**** Source material ****
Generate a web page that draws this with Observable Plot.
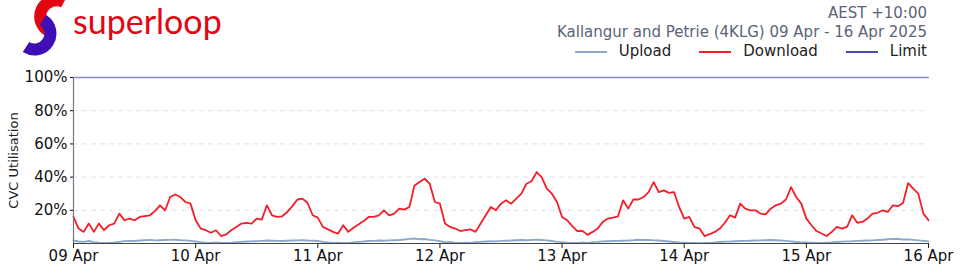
<!DOCTYPE html>
<html><head><meta charset="utf-8">
<script src="https://cdn.jsdelivr.net/npm/d3@7"></script>
<script src="https://cdn.jsdelivr.net/npm/@observablehq/plot@0.6"></script>
<style>
body{margin:0;width:960px;height:274px;position:relative;overflow:hidden;background:#fff;font-family:"DejaVu Sans",sans-serif;}
#logo{position:absolute;left:0;top:0;width:240px;height:56px;}
#logo span{position:absolute;left:73px;top:1px;font-family:"Lato",sans-serif;font-size:34px;line-height:40px;color:#e30613;}
#hdr{position:absolute;right:33px;top:4px;text-align:right;color:#5b6375;font-size:15px;line-height:19px;}
#leg{display:flex;justify-content:flex-end;align-items:center;color:#222;margin-top:0px;}
#leg .it{display:flex;align-items:center;margin-left:28px;}
#leg .sw{width:32px;height:0;border-top:2px solid;margin-right:12px;}
#chart{position:absolute;left:0;top:60px;}
</style></head><body>
<div id="logo">
<svg width="72" height="56" style="position:absolute;left:0;top:0">
<path d="M 64 2 A 15 15 0 1 0 49 31" fill="none" stroke="#e30613" stroke-width="12"/>
<path d="M 43 20 A 15 15 0 1 1 26 47" fill="none" stroke="#3d0fb4" stroke-width="12"/>
</svg>
<span>superloop</span>
</div>
<div id="hdr">
<div>AEST +10:00</div>
<div>Kallangur and Petrie (4KLG) 09 Apr - 16 Apr 2025</div>
<div id="leg"></div>
</div>
<div id="chart"></div>
<script>
const seriesNames = ["Upload", "Download", "Limit"];
const seriesColors = ["#8aaacd", "#f51d27", "#4b4bbd"];
const startDate = Date.UTC(2025, 3, 9);
const xTickLabels = ["09 Apr","10 Apr","11 Apr","12 Apr","13 Apr","14 Apr","15 Apr","16 Apr"];
const yTicks = [20, 40, 60, 80, 100];

// hourly samples, 09 Apr 00:00 .. 16 Apr 00:00 (%)
const download = [
  16,9,7,12,7,12,8,11,12,18,14,15,14,16,16.5,17,19.5,23,20,28,29.5,28,25,24,14,
  9,8,6.5,8,4.5,5.5,8,10,12,12.4,12,15,14.4,23,17,16,16.4,19,22.5,26.5,27,24.4,17,15.6,
  10,8.5,7,6,11,7,9.5,11.5,13.5,16,16,17,20,17,18,21,20.4,22,35,37,39,36,25,24,
  12,10,9,7.5,8,8.5,7,12,17,22,20,24,26,24,27,30,36,37.5,43,40,33,30,25,16,
  14,10.5,7.5,7.6,5.2,7,9,13,15,15.6,16.4,26,21,26.5,26.5,28,31,37,31,32,30.5,31,22,15,
  16,10,9,4.5,5.6,7,9,12.5,17,15.6,24,21,20,20,18,17.5,21,23,24,26.5,34,28,24,15,
  11,7.5,6,4.5,7,10,9,10,17,12.5,13,15,18,18.5,20,19,23,22.5,24.4,36.4,33,30,18,14
];
const upload = [
  1.8,1.2,1.0,1.5,0.8,0.5,0.4,0.4,0.6,1.0,1.4,1.6,1.5,1.8,2.0,2.2,1.9,2.0,2.1,2.2,2.3,2.0,1.9,1.6,1.2,
  0.8,0.5,0.4,0.6,0.3,0.4,0.5,0.8,1.0,1.2,1.3,1.4,1.6,1.8,1.7,1.6,1.5,1.7,1.8,1.9,2.0,1.8,1.7,1.5,
  1.0,0.6,0.4,0.5,0.3,0.4,0.7,1.0,1.2,1.5,1.6,1.8,1.7,1.9,2.0,2.1,2.4,2.8,3.0,2.6,2.7,2.2,1.9,1.4,
  0.6,0.9,0.4,0.3,0.5,0.4,0.8,1.0,1.2,1.4,1.3,1.6,1.7,1.8,2.0,2.1,2.0,2.2,2.3,2.1,1.9,1.5,1.0,0.8,
  0.5,0.4,0.3,0.6,0.4,0.8,1.0,1.3,1.4,1.5,1.6,1.7,1.8,2.0,2.3,2.1,2.2,1.9,1.8,1.5,1.2,0.9,0.6,0.5,
  0.4,0.3,0.2,0.3,0.4,0.6,0.9,1.1,1.2,1.4,1.5,1.6,1.7,1.8,1.9,2.0,2.1,2.0,1.8,1.6,1.3,0.9,0.7,0.6,
  0.5,0.4,0.3,0.5,0.7,0.9,1.1,1.3,1.4,1.6,1.7,1.8,1.9,2.1,2.3,2.6,2.8,2.7,2.4,2.5,2.2,1.9,1.6,1.3
];
const limit = [100, 100];

const t = i => new Date(startDate + i * 3600e3);
const upRows = upload.map((v, i) => ({t: t(i), v}));
const dnRows = download.map((v, i) => ({t: t(i), v}));
const limRows = limit.map((v, i) => ({t: t(i * 168), v}));
const dayTicks = xTickLabels.map((_, i) => t(i * 24));

// legend
const leg = document.getElementById("leg");
seriesNames.forEach((n, i) => {
  const it = document.createElement("div"); it.className = "it";
  const sw = document.createElement("div"); sw.className = "sw"; sw.style.borderTopColor = seriesColors[i];
  const tx = document.createElement("span"); tx.textContent = n;
  it.appendChild(sw); it.appendChild(tx); leg.appendChild(it);
});

const plot = Plot.plot({
  width: 960, height: 214,
  marginLeft: 73, marginRight: 32, marginTop: 17, marginBottom: 31,
  style: {fontFamily: "DejaVu Sans", fontSize: "15px", color: "#111", background: "#fff"},
  x: {type: "utc", domain: [t(0), t(168)]},
  y: {domain: [0, 100]},
  marks: [
    Plot.ruleY([20, 40, 60, 80], {stroke: "#dde2ea", strokeDasharray: "5,4"}),
    Plot.lineY(limRows, {x: "t", y: "v", stroke: seriesColors[2], strokeOpacity: 0.65, strokeWidth: 1.3}),
    Plot.lineY(upRows, {x: "t", y: "v", stroke: seriesColors[0], strokeWidth: 1.9}),
    Plot.lineY(dnRows, {x: "t", y: "v", stroke: seriesColors[1], strokeWidth: 1.8}),
    Plot.ruleX([t(0)], {stroke: "#777", strokeWidth: 1.2}),
    Plot.ruleY([0], {stroke: "#444", strokeWidth: 1.2}),
    Plot.axisX({ticks: dayTicks, tickFormat: (d, i) => xTickLabels[i], tickSize: 5, tickPadding: 2, fontSize: 15, label: null, stroke: "#222"}),
    Plot.axisY({ticks: yTicks, tickFormat: d => d + "%", tickSize: 3, tickPadding: 3, fontSize: 15, label: null}),
    Plot.text(["CVC Utilisation"], {frameAnchor: "left", dx: -60, rotate: -90, textAnchor: "middle", fontSize: 13, fill: "#222"})
  ]
});
document.getElementById("chart").appendChild(plot);
</script>
</body></html>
****
=== Problem details ===
Write the listing out a second time exactly, dropping all images.

=== Result below ===
Generate a web page that draws this with Observable Plot.
<!DOCTYPE html>
<html><head><meta charset="utf-8">
<script src="https://cdn.jsdelivr.net/npm/d3@7"></script>
<script src="https://cdn.jsdelivr.net/npm/@observablehq/plot@0.6"></script>
<style>
body{margin:0;width:960px;height:274px;position:relative;overflow:hidden;background:#fff;font-family:"DejaVu Sans",sans-serif;}
#logo{position:absolute;left:0;top:0;width:240px;height:56px;}
#logo span{position:absolute;left:73px;top:1px;font-family:"Lato",sans-serif;font-size:34px;line-height:40px;color:#e30613;}
#hdr{position:absolute;right:33px;top:4px;text-align:right;color:#5b6375;font-size:15px;line-height:19px;}
#leg{display:flex;justify-content:flex-end;align-items:center;color:#222;margin-top:0px;}
#leg .it{display:flex;align-items:center;margin-left:28px;}
#leg .sw{width:32px;height:0;border-top:2px solid;margin-right:12px;}
#chart{position:absolute;left:0;top:60px;}
</style></head><body>
<div id="logo">
<svg width="72" height="56" style="position:absolute;left:0;top:0">
<path d="M 64 2 A 15 15 0 1 0 49 31" fill="none" stroke="#e30613" stroke-width="12"/>
<path d="M 43 20 A 15 15 0 1 1 26 47" fill="none" stroke="#3d0fb4" stroke-width="12"/>
</svg>
<span>superloop</span>
</div>
<div id="hdr">
<div>AEST +10:00</div>
<div>Kallangur and Petrie (4KLG) 09 Apr - 16 Apr 2025</div>
<div id="leg"></div>
</div>
<div id="chart"></div>
<script>
const seriesNames = ["Upload", "Download", "Limit"];
const seriesColors = ["#8aaacd", "#f51d27", "#4b4bbd"];
const startDate = Date.UTC(2025, 3, 9);
const xTickLabels = ["09 Apr","10 Apr","11 Apr","12 Apr","13 Apr","14 Apr","15 Apr","16 Apr"];
const yTicks = [20, 40, 60, 80, 100];

// hourly samples, 09 Apr 00:00 .. 16 Apr 00:00 (%)
const download = [
  16,9,7,12,7,12,8,11,12,18,14,15,14,16,16.5,17,19.5,23,20,28,29.5,28,25,24,14,
  9,8,6.5,8,4.5,5.5,8,10,12,12.4,12,15,14.4,23,17,16,16.4,19,22.5,26.5,27,24.4,17,15.6,
  10,8.5,7,6,11,7,9.5,11.5,13.5,16,16,17,20,17,18,21,20.4,22,35,37,39,36,25,24,
  12,10,9,7.5,8,8.5,7,12,17,22,20,24,26,24,27,30,36,37.5,43,40,33,30,25,16,
  14,10.5,7.5,7.6,5.2,7,9,13,15,15.6,16.4,26,21,26.5,26.5,28,31,37,31,32,30.5,31,22,15,
  16,10,9,4.5,5.6,7,9,12.5,17,15.6,24,21,20,20,18,17.5,21,23,24,26.5,34,28,24,15,
  11,7.5,6,4.5,7,10,9,10,17,12.5,13,15,18,18.5,20,19,23,22.5,24.4,36.4,33,30,18,14
];
const upload = [
  1.8,1.2,1.0,1.5,0.8,0.5,0.4,0.4,0.6,1.0,1.4,1.6,1.5,1.8,2.0,2.2,1.9,2.0,2.1,2.2,2.3,2.0,1.9,1.6,1.2,
  0.8,0.5,0.4,0.6,0.3,0.4,0.5,0.8,1.0,1.2,1.3,1.4,1.6,1.8,1.7,1.6,1.5,1.7,1.8,1.9,2.0,1.8,1.7,1.5,
  1.0,0.6,0.4,0.5,0.3,0.4,0.7,1.0,1.2,1.5,1.6,1.8,1.7,1.9,2.0,2.1,2.4,2.8,3.0,2.6,2.7,2.2,1.9,1.4,
  0.6,0.9,0.4,0.3,0.5,0.4,0.8,1.0,1.2,1.4,1.3,1.6,1.7,1.8,2.0,2.1,2.0,2.2,2.3,2.1,1.9,1.5,1.0,0.8,
  0.5,0.4,0.3,0.6,0.4,0.8,1.0,1.3,1.4,1.5,1.6,1.7,1.8,2.0,2.3,2.1,2.2,1.9,1.8,1.5,1.2,0.9,0.6,0.5,
  0.4,0.3,0.2,0.3,0.4,0.6,0.9,1.1,1.2,1.4,1.5,1.6,1.7,1.8,1.9,2.0,2.1,2.0,1.8,1.6,1.3,0.9,0.7,0.6,
  0.5,0.4,0.3,0.5,0.7,0.9,1.1,1.3,1.4,1.6,1.7,1.8,1.9,2.1,2.3,2.6,2.8,2.7,2.4,2.5,2.2,1.9,1.6,1.3
];
const limit = [100, 100];

const t = i => new Date(startDate + i * 3600e3);
const upRows = upload.map((v, i) => ({t: t(i), v}));
const dnRows = download.map((v, i) => ({t: t(i), v}));
const limRows = limit.map((v, i) => ({t: t(i * 168), v}));
const dayTicks = xTickLabels.map((_, i) => t(i * 24));

// legend
const leg = document.getElementById("leg");
seriesNames.forEach((n, i) => {
  const it = document.createElement("div"); it.className = "it";
  const sw = document.createElement("div"); sw.className = "sw"; sw.style.borderTopColor = seriesColors[i];
  const tx = document.createElement("span"); tx.textContent = n;
  it.appendChild(sw); it.appendChild(tx); leg.appendChild(it);
});

const plot = Plot.plot({
  width: 960, height: 214,
  marginLeft: 73, marginRight: 32, marginTop: 17, marginBottom: 31,
  style: {fontFamily: "DejaVu Sans", fontSize: "15px", color: "#111", background: "#fff"},
  x: {type: "utc", domain: [t(0), t(168)]},
  y: {domain: [0, 100]},
  marks: [
    Plot.ruleY([20, 40, 60, 80], {stroke: "#dde2ea", strokeDasharray: "5,4"}),
    Plot.lineY(limRows, {x: "t", y: "v", stroke: seriesColors[2], strokeOpacity: 0.65, strokeWidth: 1.3}),
    Plot.lineY(upRows, {x: "t", y: "v", stroke: seriesColors[0], strokeWidth: 1.9}),
    Plot.lineY(dnRows, {x: "t", y: "v", stroke: seriesColors[1], strokeWidth: 1.8}),
    Plot.ruleX([t(0)], {stroke: "#777", strokeWidth: 1.2}),
    Plot.ruleY([0], {stroke: "#444", strokeWidth: 1.2}),
    Plot.axisX({ticks: dayTicks, tickFormat: (d, i) => xTickLabels[i], tickSize: 5, tickPadding: 2, fontSize: 15, label: null, stroke: "#222"}),
    Plot.axisY({ticks: yTicks, tickFormat: d => d + "%", tickSize: 3, tickPadding: 3, fontSize: 15, label: null}),
    Plot.text(["CVC Utilisation"], {frameAnchor: "left", dx: -60, rotate: -90, textAnchor: "middle", fontSize: 13, fill: "#222"})
  ]
});
document.getElementById("chart").appendChild(plot);
</script>
</body></html>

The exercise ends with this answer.